Ironman 70.3 National Harbor
Looks like fun, ehh?
Hot Chocolate Mess Again?
Obviously, there’s been a lot of discussion about whether or not another race at National Harbor is a good idea, and whether it’ll end up like the Hot Chocolate mess back in December. In short, I don’t believe so – and here’s why:
1) The National Harbor Ironman 70.3 is expected to have 3,000 racers. The Hot Chocolate 5K/15K had 22,000. That was roughly ten times larger. There are other running events held at National Harbor in the 2,000ish range, without any issue (Woodrow Wilson Half-Marathon).
2) Running and triathlons are fundamentally different. A running race has all people starting at the same time, in a highly clustered scenario. A triathlon however, starts in waves (full Ironman’s excluded). A typical triathlon wave is about 100-125 people, usually in 3-5 minute intervals.
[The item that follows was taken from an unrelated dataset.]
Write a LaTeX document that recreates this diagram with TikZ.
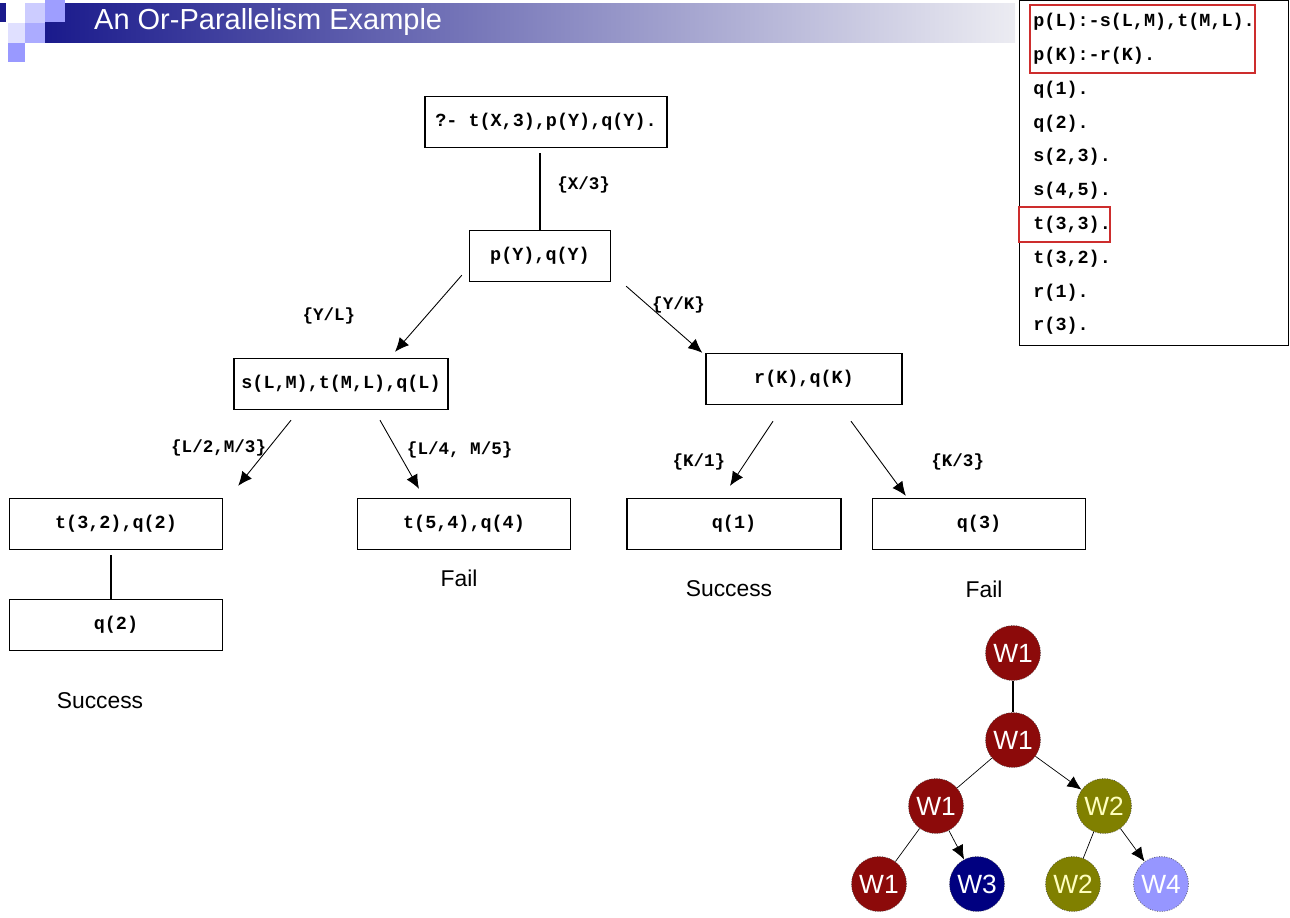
\documentclass[tikz,border=0pt]{standalone}
\usepackage{fontspec}
\setmainfont{Liberation Sans}
\newfontfamily\codefont{Liberation Mono}
\usepackage{xcolor}
\usetikzlibrary{positioning,arrows.meta}
\definecolor{barnavy}{RGB}{26,26,140}
\definecolor{barmid}{RGB}{125,125,178}
\definecolor{barend}{RGB}{236,236,242}
\definecolor{wred}{RGB}{140,10,10}
\definecolor{wolive}{RGB}{128,128,0}
\definecolor{wnavy}{RGB}{0,0,128}
\definecolor{wlight}{RGB}{150,150,255}
\definecolor{pyell}{RGB}{255,255,190}
\definecolor{markred}{RGB}{205,45,45}
\tikzset{edge/.style = {-{Latex[length=8pt,width=7pt]}, line width=0.5pt}}

\begin{document}
\begin{tikzpicture}[x=0.02cm,y=-0.02cm,
    goal/.style={draw,line width=0.8pt,minimum height=1.02cm,inner sep=2pt,
        font=\fontsize{10.5}{12}\selectfont\codefont\bfseries},
    subst/.style={font=\fontsize{10}{12}\selectfont\codefont\bfseries,inner sep=1pt},
    outcome/.style={font=\fontsize{13}{15}\selectfont},
    progline/.style={anchor=west,inner sep=0pt,font=\fontsize{10.5}{12}\selectfont\codefont\bfseries},
    worker/.style={circle,draw=black!75,densely dotted,minimum size=1.1cm,inner sep=0pt,
        text=white,font=\fontsize{15}{17}\selectfont}]
    \useasboundingbox (0,0) rectangle (1290,917);

    % title bar
    \shade[left color=barnavy,middle color=barmid,right color=barend] (45,3) rectangle (1015,42);
    \fill[barnavy] (0,3) rectangle (6,22);
    \fill[blue!20!white] (25,3) rectangle (45,23);
    \fill[blue!38!white] (45,0) rectangle (65,22);
    \fill[blue!12!white] (8,23) rectangle (25,43);
    \fill[blue!33!white] (25,23) rectangle (45,43);
    \fill[blue!40!white] (8,43) rectangle (25,62);
    \node[anchor=west,text=white,font=\fontsize{16.5}{18}\selectfont] (title) at (88,22) {An Or-Parallelism Example};

    % resolution tree
    \node[goal,minimum width=4.84cm] (query) at (546,122) {?- t(X,3),p(Y),q(Y).};
    \node[goal,minimum width=2.82cm] (py) at (540,256) {p(Y),q(Y)};
    \node[goal,minimum width=4.28cm] (slm) at (341,384) {s(L,M),t(M,L),q(L)};
    \node[goal,minimum width=3.92cm] (rk) at (804,379) {r(K),q(K)};
    \node[goal,minimum width=4.26cm] (t32) at (116,524) {t(3,2),q(2)};
    \node[goal,minimum width=4.26cm] (t54) at (464,524) {t(5,4),q(4)};
    \node[goal,minimum width=4.28cm] (q1) at (734,524) {q(1)};
    \node[goal,minimum width=4.26cm] (q3) at (979,524) {q(3)};
    \node[goal,minimum width=4.26cm] (q2) at (116,625) {q(2)};

    \draw[line width=0.6pt] ([yshift=-5*0.02cm]query.south -| py.north) -- (py.north)
        node[subst,right=0.3cm,pos=0.42] {\{X/3\}};
    \draw[edge] ([shift={(-7,-7)}]py.south west) -- ([shift={(54,-6)}]slm.north)
        node[subst,left=1.38cm,pos=0.53] {\{Y/L\}};
    \draw[edge] ([shift={(15,4)}]py.south east) -- ([shift={(-3,0)}]rk.north west)
        node[subst,right=0.05cm,pos=0.28] {\{Y/K\}};
    \draw[edge] ([shift={(-50,10)}]slm.south) -- ([shift={(15,-12)}]t32.north east)
        node[subst,left=0pt,pos=0.43] {\{L/2,M/3\}};
    \draw[edge] ([shift={(39,10)}]slm.south) -- ([shift={(-45,-9)}]t54.north)
        node[subst,right=0.16cm,pos=0.43] {\{L/4, M/5\}};
    \draw[edge] ([shift={(-31,16)}]rk.south) -- ([shift={(-4,-12)}]q1.north)
        node[subst,left=0.37cm,pos=0.63] {\{K/1\}};
    \draw[edge] ([shift={(47,16)}]rk.south) -- ([shift={(34,-2)}]q3.north west)
        node[subst,right=0.96cm,pos=0.55] {\{K/3\}};
    \draw[line width=0.6pt] ([shift={(-5,5)}]t32.south) -- ([xshift=-5*0.02cm]q2.north);

    \node[outcome] (fail1) at (459,578) {Fail};
    \node[outcome] (succ1) at (729,589) {Success};
    \node[outcome] (fail2) at (984,589) {Fail};
    \node[outcome] (succ2) at (100,701) {Success};

    % program
    \node[draw,line width=0.8pt,fill=white,anchor=north west,minimum width=5.38cm,minimum height=6.9cm] (prog) at (1019,0) {};
    \foreach \txt [count=\i] in {{p(L):-s(L,M),t(M,L).},{p(K):-r(K).},{q(1).},{q(2).},{s(2,3).},{s(4,5).},{t(3,3).},{t(3,2).},{r(1).},{r(3).}}
        \node[progline] (l\i) at (1033,{22+(\i-1)*33.8}) {\txt};
    \draw[markred,line width=0.8pt] (1030,5) rectangle (1255,73);
    \draw[markred,line width=0.8pt] (1019,207) rectangle (1110,242);

    % workers
    \node[worker,fill=wred] (w1) at (1013,653) {W1};
    \node[worker,fill=wred] (w2) at (1013,740) {W1};
    \node[worker,fill=wred] (w3) at (936,806) {W1};
    \node[worker,fill=wolive,text=pyell] (w4) at (1104,806) {W2};
    \node[worker,fill=wred] (w5) at (879,884) {W1};
    \node[worker,fill=wnavy] (w6) at (977,884) {W3};
    \node[worker,fill=wolive,text=pyell] (w7) at (1073,884) {W2};
    \node[worker,fill=wlight] (w8) at (1161,884) {W4};

    \draw[line width=0.6pt] (w1) -- (w2);
    \draw[line width=0.4pt] (w2) -- (w3);
    \draw[edge,line width=0.4pt] (w2) -- (w4);
    \draw[line width=0.4pt] (w3) -- (w5);
    \draw[edge,line width=0.4pt] (w3) -- (w6);
    \draw[line width=0.4pt] (w4) -- (w7);
    \draw[edge,line width=0.4pt] (w4) -- (w8);
\end{tikzpicture}
\end{document}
The whole swim thing then further separates out the competition. Coming out of the swim there’s a full two-lane road, plenty to handle the normal 1-2 athletes per second you’d see exiting the swim. And that monster of an uphill T1 will continue to disperse the field. Finally, the mere act of 56 miles of cycling does a really good job at separating the field (Ironman Florida excluded).
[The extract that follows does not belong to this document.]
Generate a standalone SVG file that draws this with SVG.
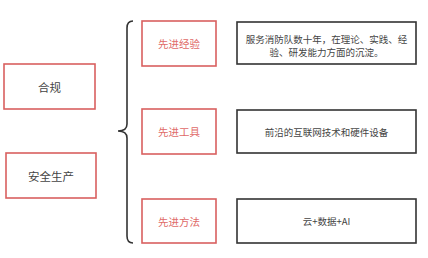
<svg xmlns="http://www.w3.org/2000/svg" width="428" height="258" viewBox="0 0 428 258">
<style>
.bg{fill:#ffffff}
.red{fill:#fff;stroke:#d9605f;stroke-width:1.6}
.blk{fill:#fff;stroke:#333;stroke-width:1.6}
.t{font-family:"Noto Sans CJK SC","Noto Sans",sans-serif;text-anchor:middle;dominant-baseline:central}
.tl{fill:#444;font-size:11.5px}
.tr{fill:#e06a68;font-size:10.5px}
.tb{fill:#444;font-size:9.5px}
.brace{fill:none;stroke:#333;stroke-width:1.6}
</style>
<rect class="bg" width="428" height="258"/>
<g id="connectors">
<path class="brace" d="M133,21 Q127,21 127,28 L127,124 Q127,131 118,131 Q127,131 127,138 L127,236 Q127,243 133,243"/>
</g>
<g id="hegui"><rect class="red" x="4" y="64" width="91" height="45"/><text class="t tl" x="49.5" y="87">合规</text></g>
<g id="anquan"><rect class="red" x="6" y="153" width="90" height="45"/><text class="t tl" x="51" y="176">安全生产</text></g>
<g id="jingyan"><rect class="red" x="142" y="21" width="74" height="45"/><text class="t tr" x="179" y="43.5">先进经验</text></g>
<g id="gongju"><rect class="red" x="142" y="109" width="74" height="45"/><text class="t tr" x="179" y="131.5">先进工具</text></g>
<g id="fangfa"><rect class="red" x="142" y="199" width="74" height="44"/><text class="t tr" x="179" y="221">先进方法</text></g>
<g id="desc1"><rect class="blk" x="237" y="22" width="179" height="42"/><text class="t tb" x="326.5" y="39">服务消防队数十年，在理论、实践、经</text><text class="t tb" x="326.5" y="52">验、研发能力方面的沉淀。</text></g>
<g id="desc2"><rect class="blk" x="237" y="110" width="179" height="43"/><text class="t tb" x="326.5" y="131.5">前沿的互联网技术和硬件设备</text></g>
<g id="desc3"><rect class="blk" x="237" y="199" width="179" height="44"/><text class="t tb" x="326.5" y="221">云+数据+AI</text></g>
</svg>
3) Many Ironman 70.3’s run courses are held on bike paths: An Ironman 70.3 event does not need a full roadway to hold the run portion. A bike path is more than sufficient. Plenty of big 70.3 events today operate this way, even ones with multiple loop run courses. In the case of National Harbor, only a handful of sections are on bike paths (never doubling back nor repeated), the first of which starts at mile 62 of the race. Plenty of separation. I suspect for some extended front portion of the field, you’ll be pretty much running by yourself.
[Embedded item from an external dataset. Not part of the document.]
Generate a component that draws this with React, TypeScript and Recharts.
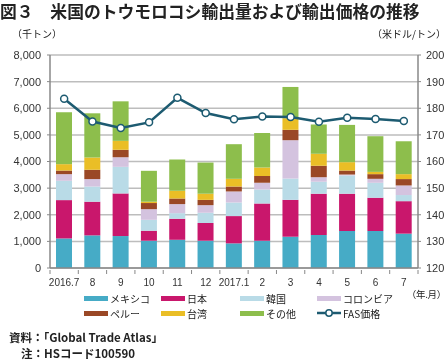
import React from 'react';
import { ComposedChart, Bar, Line, XAxis, YAxis, CartesianGrid } from 'recharts';

const months = ['2016.7', '8', '9', '10', '11', '12', '2017.1', '2', '3', '4', '5', '6', '7'];

const mexico = [1110, 1225, 1200, 1025, 1060, 1025, 925, 1025, 1175, 1240, 1390, 1390, 1290];
const japan = [1440, 1265, 1600, 375, 790, 665, 1025, 1400, 1385, 1550, 1400, 1250, 1220];
const korea = [725, 570, 1000, 410, 210, 385, 510, 525, 800, 450, 685, 560, 230];
const colombia = [250, 280, 360, 400, 340, 285, 415, 250, 1440, 170, 35, 150, 360];
const peru = [135, 350, 280, 230, 210, 200, 185, 260, 390, 430, 150, 175, 240];
const taiwan = [240, 460, 335, 50, 290, 230, 290, 315, 435, 450, 315, 85, 185];
const others = [1950, 1660, 1485, 1160, 1175, 1170, 1300, 1300, 1175, 1100, 1400, 1340, 1235];

// 米ドル/トン
const fasPrice = [183.6, 175.0, 172.6, 174.7, 183.9, 178.2, 175.9, 176.9, 176.7, 174.9, 176.4, 176.0, 175.2];

const leftTicks = [0, 1000, 2000, 3000, 4000, 5000, 6000, 7000, 8000];
const rightTicks = [120, 130, 140, 150, 160, 170, 180, 190, 200];

const series = [
  { key: 'mexico', name: 'メキシコ', color: '#46abc6', values: mexico },
  { key: 'japan', name: '日本', color: '#c9176c', values: japan },
  { key: 'korea', name: '韓国', color: '#b9dbe7', values: korea },
  { key: 'colombia', name: 'コロンビア', color: '#d4c3df', values: colombia },
  { key: 'peru', name: 'ペルー', color: '#9a4826', values: peru },
  { key: 'taiwan', name: '台湾', color: '#eabe26', values: taiwan },
  { key: 'others', name: 'その他', color: '#8dbe4c', values: others },
];

const data = months.map((m, i) => {
  const row: any = { month: m, price: fasPrice[i] };
  series.forEach((s) => {
    row[s.key] = s.values[i];
  });
  return row;
});

const FONT = '"Liberation Sans", "Noto Sans CJK JP", sans-serif';
const JP = '"Noto Sans CJK JP", "Liberation Sans", sans-serif';
const LINE_COLOR = '#1d5b71';

const PLOT_LEFT = 50;
const PLOT_RIGHT = 418;
const HALF_BAND = (PLOT_RIGHT - PLOT_LEFT) / months.length / 2;

const XTick = (props: any) => {
  const { x, y, payload, index } = props;
  return (
    <g>
      <line x1={x - HALF_BAND} y1={y} x2={x - HALF_BAND} y2={y + 4} stroke="#888" strokeWidth={1} />
      {index === months.length - 1 && (
        <line x1={x + HALF_BAND} y1={y} x2={x + HALF_BAND} y2={y + 4} stroke="#888" strokeWidth={1} />
      )}
      <text x={x} y={y + 16} textAnchor="middle" fontSize={10} fill="#333" fontFamily={FONT}>
        {payload.value}
      </text>
    </g>
  );
};

const legendRows = [
  [series[0], series[1], series[2], series[3]],
  [series[4], series[5], series[6], null],
];
const legendX = [84, 161, 240, 317];

export default function App() {
  return (
    <div
      style={{
        position: 'fixed',
        left: 0,
        top: 0,
        width: 446,
        height: 360,
        background: '#fff',
        fontFamily: JP,
        color: '#222',
      }}
    >
      <div
        style={{
          position: 'absolute',
          left: 0,
          top: 1,
          fontSize: 16.8,
          fontWeight: 'bold',
          whiteSpace: 'nowrap',
          lineHeight: '20px',
        }}
      >
        図３　米国のトウモロコシ輸出量および輸出価格の推移
      </div>
      <div style={{ position: 'absolute', left: 12, top: 27, fontSize: 10, lineHeight: '14px' }}>（千トン）</div>
      <div style={{ position: 'absolute', right: 0, top: 27, fontSize: 10, lineHeight: '14px' }}>（米ドル/トン）</div>

      <div style={{ position: 'absolute', left: 0, top: 0 }}>
        <ComposedChart
          width={446}
          height={290}
          data={data}
          margin={{ top: 55, right: 0, bottom: 2, left: 0 }}
          barSize={16}
        >
          <CartesianGrid vertical={false} stroke="#bdbdbd" strokeWidth={1.5} yAxisId="left" />
          <XAxis
            dataKey="month"
            tick={<XTick />}
            tickLine={false}
            axisLine={{ stroke: '#888', strokeWidth: 1.5 }}
            height={20}
            tickSize={0}
            interval={0}
          />
          <YAxis
            yAxisId="left"
            domain={[0, 8000]}
            ticks={leftTicks}
            width={50}
            tickFormatter={(v: number) => v.toLocaleString('en-US')}
            tick={{ fontSize: 11, fill: '#333', fontFamily: FONT }}
            axisLine={{ stroke: '#888', strokeWidth: 1.5 }}
            tickLine={{ stroke: '#888' }}
            tickSize={3}
            tickMargin={6}
            interval={0}
          />
          <YAxis
            yAxisId="right"
            orientation="right"
            domain={[120, 200]}
            ticks={rightTicks}
            width={28}
            tick={{ fontSize: 11, fill: '#333', fontFamily: FONT }}
            axisLine={{ stroke: '#888', strokeWidth: 1.5 }}
            tickLine={{ stroke: '#888' }}
            tickSize={3}
            tickMargin={5}
            interval={0}
          />
          {series.map((s) => (
            <Bar
              key={s.key}
              yAxisId="left"
              dataKey={s.key}
              stackId="a"
              fill={s.color}
              isAnimationActive={false}
            />
          ))}
          <Line
            yAxisId="right"
            dataKey="price"
            stroke={LINE_COLOR}
            strokeWidth={2.5}
            dot={{ r: 3.5, fill: '#fff', stroke: LINE_COLOR, strokeWidth: 1.5 }}
            isAnimationActive={false}
          />
        </ComposedChart>
      </div>

      <div style={{ position: 'absolute', right: 0, top: 289, fontSize: 9.5, lineHeight: '11px', whiteSpace: 'nowrap', letterSpacing: -0.3 }}>
        （年.月）
      </div>

      {legendRows.map((row, r) =>
        row.map((s, c) => (
          <div
            key={`${r}-${c}`}
            style={{
              position: 'absolute',
              left: legendX[c],
              top: 291 + r * 15,
              height: 14,
              display: 'flex',
              alignItems: 'center',
              fontSize: 10,
              whiteSpace: 'nowrap',
            }}
          >
            {s ? (
              <span style={{ display: 'inline-block', width: 24, height: 5, background: s.color, marginRight: 2 }} />
            ) : (
              <svg width={24} height={10} style={{ marginRight: 2 }}>
                <line x1={0} y1={5} x2={24} y2={5} stroke={LINE_COLOR} strokeWidth={2.5} />
                <circle cx={12} cy={5} r={3.2} fill="#fff" stroke={LINE_COLOR} strokeWidth={1.5} />
              </svg>
            )}
            <span>{s ? s.name : 'FAS価格'}</span>
          </div>
        ))
      )}

      <div style={{ position: 'absolute', left: 9, top: 330, fontSize: 11.5, fontWeight: 'bold', lineHeight: '14px', whiteSpace: 'nowrap' }}>
        資料：「Global Trade Atlas」
      </div>
      <div style={{ position: 'absolute', left: 21, top: 346, fontSize: 11.5, fontWeight: 'bold', lineHeight: '14px', whiteSpace: 'nowrap' }}>
        注：HSコード100590
      </div>
    </div>
  );
}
4) National Harbor handles 3,000 person events on a frequent basis. I wouldn’t put myself in the camp of being a huge National Harbor fan – but the reality is, they do handle conventions and conferences every week with 3,000 people in them. The parking lots are PLENTY big to accommodate this type of demand. With 3-5 close-by giant lots, and two even bigger 5-7 story garages, no issues there. As long as they don’t try and pull a Hot Chocolate and have 20,000 cars, they’ll be good.
5) The bike course will be ‘interesting’: The one area I’m a bit unclear on is the traffic management aspect of the bike course. Quite frankly, I’m amazed they got some form of road closures, given how important that highway is to that area. I’d like to understand more clearly what the plan is there – and how that will work. While the highway does generally have a wide break-down lane – the road’s traffic usually flows at between 50MPH and 65MPH. And while there are plenty of races (Ironman to sprint) that operate on fully open roads, I can’t think of any offhand on a road quite like this, with as fast and as much traffic as this. And those that do, tend to have a bit more local history of the event (community support). As we saw with the Hot Chocolate, closing portions of that road was not received well by drivers by any stretch. Below, an image on this stretch coming back with my wounded tire.
But again, if they were to close one half of it, or have at least a lane of buffer – I’d be totally cool there from a cycling safety standpoint. If traffic was not closed on one side, or if it did not have a one lane buffer, I’d be concerned.
As the weather, travel and training schedule permits, I’ll definitely be going back out and checking out the rest of the course – if for no other reason that to give me some new training ground. In general though, if you’re looking at doing this race, I’d only note that it’s going to be a monster of a run course (hills), and the heat and humidity will be brutal that time of year. But, if you train in the area, it’s really no different weather wise than any other training day. Also note that you can get just as hot and humid of weather in DC in early May or early October, as you can in August. Had they done it much before May, the river would likely be too cold. But I’ll save the river and bike portions for another day.